● Data for this task
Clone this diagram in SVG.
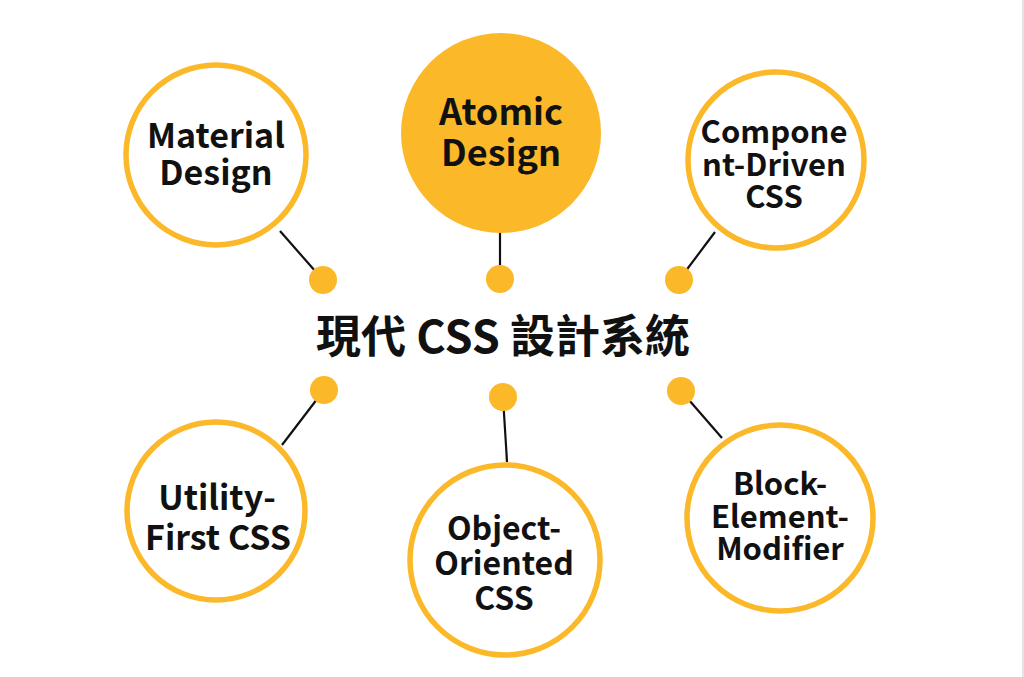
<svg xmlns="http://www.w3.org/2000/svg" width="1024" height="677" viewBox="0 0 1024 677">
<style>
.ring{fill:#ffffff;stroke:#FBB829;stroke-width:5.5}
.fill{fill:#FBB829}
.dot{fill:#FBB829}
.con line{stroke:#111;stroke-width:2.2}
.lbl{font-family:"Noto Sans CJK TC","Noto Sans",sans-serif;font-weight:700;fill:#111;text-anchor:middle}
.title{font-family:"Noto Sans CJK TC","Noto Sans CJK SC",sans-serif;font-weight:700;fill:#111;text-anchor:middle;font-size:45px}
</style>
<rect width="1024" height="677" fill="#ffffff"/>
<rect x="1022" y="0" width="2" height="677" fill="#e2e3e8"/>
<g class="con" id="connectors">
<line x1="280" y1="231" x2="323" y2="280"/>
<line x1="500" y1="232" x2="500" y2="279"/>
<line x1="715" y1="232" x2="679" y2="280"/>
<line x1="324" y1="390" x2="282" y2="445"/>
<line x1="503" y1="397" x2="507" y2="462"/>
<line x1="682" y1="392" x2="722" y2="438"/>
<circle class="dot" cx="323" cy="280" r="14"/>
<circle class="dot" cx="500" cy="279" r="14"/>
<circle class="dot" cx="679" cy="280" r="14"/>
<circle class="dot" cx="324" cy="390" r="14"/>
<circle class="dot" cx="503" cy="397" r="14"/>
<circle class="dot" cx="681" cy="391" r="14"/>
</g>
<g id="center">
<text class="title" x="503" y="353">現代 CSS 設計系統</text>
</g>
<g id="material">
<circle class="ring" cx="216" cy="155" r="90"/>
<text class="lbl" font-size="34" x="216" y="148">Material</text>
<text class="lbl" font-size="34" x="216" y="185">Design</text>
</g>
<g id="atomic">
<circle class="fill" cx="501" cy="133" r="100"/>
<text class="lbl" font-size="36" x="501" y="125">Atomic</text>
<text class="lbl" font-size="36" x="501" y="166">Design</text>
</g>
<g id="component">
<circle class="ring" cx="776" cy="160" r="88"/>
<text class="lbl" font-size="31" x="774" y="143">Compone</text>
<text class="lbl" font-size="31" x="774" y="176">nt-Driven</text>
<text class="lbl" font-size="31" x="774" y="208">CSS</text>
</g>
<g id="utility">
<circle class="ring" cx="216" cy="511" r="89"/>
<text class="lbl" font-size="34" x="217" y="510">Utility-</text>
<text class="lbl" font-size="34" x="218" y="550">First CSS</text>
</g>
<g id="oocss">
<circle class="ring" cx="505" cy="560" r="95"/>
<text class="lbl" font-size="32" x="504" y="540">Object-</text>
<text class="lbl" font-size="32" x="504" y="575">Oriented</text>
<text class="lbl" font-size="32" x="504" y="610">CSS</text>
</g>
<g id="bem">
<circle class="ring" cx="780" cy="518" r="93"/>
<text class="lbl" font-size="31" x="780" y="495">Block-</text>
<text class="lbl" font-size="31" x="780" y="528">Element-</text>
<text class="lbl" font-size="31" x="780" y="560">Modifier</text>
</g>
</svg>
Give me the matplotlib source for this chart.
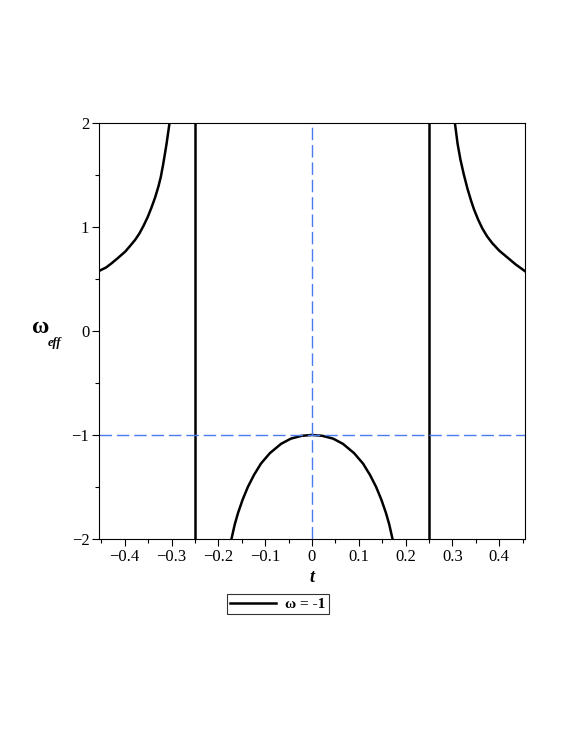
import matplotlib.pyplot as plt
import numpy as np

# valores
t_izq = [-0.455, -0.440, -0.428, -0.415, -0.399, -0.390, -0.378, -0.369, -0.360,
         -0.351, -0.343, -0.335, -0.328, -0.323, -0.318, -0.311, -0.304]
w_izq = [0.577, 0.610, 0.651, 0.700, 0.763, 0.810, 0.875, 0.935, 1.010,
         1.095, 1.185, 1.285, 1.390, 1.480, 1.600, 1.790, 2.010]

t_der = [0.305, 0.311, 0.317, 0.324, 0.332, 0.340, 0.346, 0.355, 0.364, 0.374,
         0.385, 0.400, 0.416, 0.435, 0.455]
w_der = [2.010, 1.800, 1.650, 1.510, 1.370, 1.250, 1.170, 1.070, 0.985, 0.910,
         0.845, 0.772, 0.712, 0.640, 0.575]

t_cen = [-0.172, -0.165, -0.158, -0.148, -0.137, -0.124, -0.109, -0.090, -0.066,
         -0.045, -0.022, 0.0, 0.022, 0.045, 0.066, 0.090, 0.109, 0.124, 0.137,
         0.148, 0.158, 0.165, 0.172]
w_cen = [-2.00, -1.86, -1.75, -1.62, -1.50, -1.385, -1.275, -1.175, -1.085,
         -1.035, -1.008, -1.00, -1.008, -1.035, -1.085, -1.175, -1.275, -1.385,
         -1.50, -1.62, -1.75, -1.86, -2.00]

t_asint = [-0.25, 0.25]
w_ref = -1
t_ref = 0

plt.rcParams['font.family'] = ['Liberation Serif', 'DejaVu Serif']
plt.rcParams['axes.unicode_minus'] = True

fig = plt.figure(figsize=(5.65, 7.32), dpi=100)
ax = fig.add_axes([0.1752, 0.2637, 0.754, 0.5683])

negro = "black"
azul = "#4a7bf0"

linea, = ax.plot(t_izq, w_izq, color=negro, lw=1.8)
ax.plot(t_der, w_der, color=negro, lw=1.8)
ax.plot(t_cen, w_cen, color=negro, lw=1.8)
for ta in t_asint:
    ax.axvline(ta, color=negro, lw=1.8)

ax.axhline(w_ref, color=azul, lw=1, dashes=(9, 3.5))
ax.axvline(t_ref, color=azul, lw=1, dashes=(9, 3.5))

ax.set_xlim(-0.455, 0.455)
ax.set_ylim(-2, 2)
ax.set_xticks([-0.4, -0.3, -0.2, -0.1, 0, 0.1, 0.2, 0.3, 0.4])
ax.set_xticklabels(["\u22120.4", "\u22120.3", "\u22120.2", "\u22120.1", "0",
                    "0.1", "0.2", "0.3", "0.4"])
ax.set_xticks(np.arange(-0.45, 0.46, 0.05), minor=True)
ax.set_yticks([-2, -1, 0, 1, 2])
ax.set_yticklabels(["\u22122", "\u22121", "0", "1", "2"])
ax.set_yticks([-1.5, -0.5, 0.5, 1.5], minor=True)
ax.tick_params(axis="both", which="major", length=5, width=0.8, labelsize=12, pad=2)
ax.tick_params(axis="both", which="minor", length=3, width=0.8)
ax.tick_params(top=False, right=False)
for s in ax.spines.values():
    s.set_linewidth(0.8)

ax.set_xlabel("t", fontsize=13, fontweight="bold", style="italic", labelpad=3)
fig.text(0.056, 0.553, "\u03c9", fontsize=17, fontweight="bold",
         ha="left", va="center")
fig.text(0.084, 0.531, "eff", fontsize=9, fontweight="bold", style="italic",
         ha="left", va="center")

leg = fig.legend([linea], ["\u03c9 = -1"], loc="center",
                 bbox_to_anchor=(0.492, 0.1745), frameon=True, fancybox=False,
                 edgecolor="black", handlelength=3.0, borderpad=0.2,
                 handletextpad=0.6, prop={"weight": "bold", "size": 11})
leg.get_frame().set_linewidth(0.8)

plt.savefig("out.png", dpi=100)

● Directions for this task
Begin at the line that has "Give me the matplotlib source for this chart.", stop after the line that has "ax.axvline(t_ref, color=azul, lw=1, dashes=(9, 3.5))", and reproduce every line between them exactly and nothing else. Pictures stay out of the copy.

● Correct result
Give me the matplotlib source for this chart.
import matplotlib.pyplot as plt
import numpy as np

# valores
t_izq = [-0.455, -0.440, -0.428, -0.415, -0.399, -0.390, -0.378, -0.369, -0.360,
         -0.351, -0.343, -0.335, -0.328, -0.323, -0.318, -0.311, -0.304]
w_izq = [0.577, 0.610, 0.651, 0.700, 0.763, 0.810, 0.875, 0.935, 1.010,
         1.095, 1.185, 1.285, 1.390, 1.480, 1.600, 1.790, 2.010]

t_der = [0.305, 0.311, 0.317, 0.324, 0.332, 0.340, 0.346, 0.355, 0.364, 0.374,
         0.385, 0.400, 0.416, 0.435, 0.455]
w_der = [2.010, 1.800, 1.650, 1.510, 1.370, 1.250, 1.170, 1.070, 0.985, 0.910,
         0.845, 0.772, 0.712, 0.640, 0.575]

t_cen = [-0.172, -0.165, -0.158, -0.148, -0.137, -0.124, -0.109, -0.090, -0.066,
         -0.045, -0.022, 0.0, 0.022, 0.045, 0.066, 0.090, 0.109, 0.124, 0.137,
         0.148, 0.158, 0.165, 0.172]
w_cen = [-2.00, -1.86, -1.75, -1.62, -1.50, -1.385, -1.275, -1.175, -1.085,
         -1.035, -1.008, -1.00, -1.008, -1.035, -1.085, -1.175, -1.275, -1.385,
         -1.50, -1.62, -1.75, -1.86, -2.00]

t_asint = [-0.25, 0.25]
w_ref = -1
t_ref = 0

plt.rcParams['font.family'] = ['Liberation Serif', 'DejaVu Serif']
plt.rcParams['axes.unicode_minus'] = True

fig = plt.figure(figsize=(5.65, 7.32), dpi=100)
ax = fig.add_axes([0.1752, 0.2637, 0.754, 0.5683])

negro = "black"
azul = "#4a7bf0"

linea, = ax.plot(t_izq, w_izq, color=negro, lw=1.8)
ax.plot(t_der, w_der, color=negro, lw=1.8)
ax.plot(t_cen, w_cen, color=negro, lw=1.8)
for ta in t_asint:
    ax.axvline(ta, color=negro, lw=1.8)

ax.axhline(w_ref, color=azul, lw=1, dashes=(9, 3.5))
ax.axvline(t_ref, color=azul, lw=1, dashes=(9, 3.5))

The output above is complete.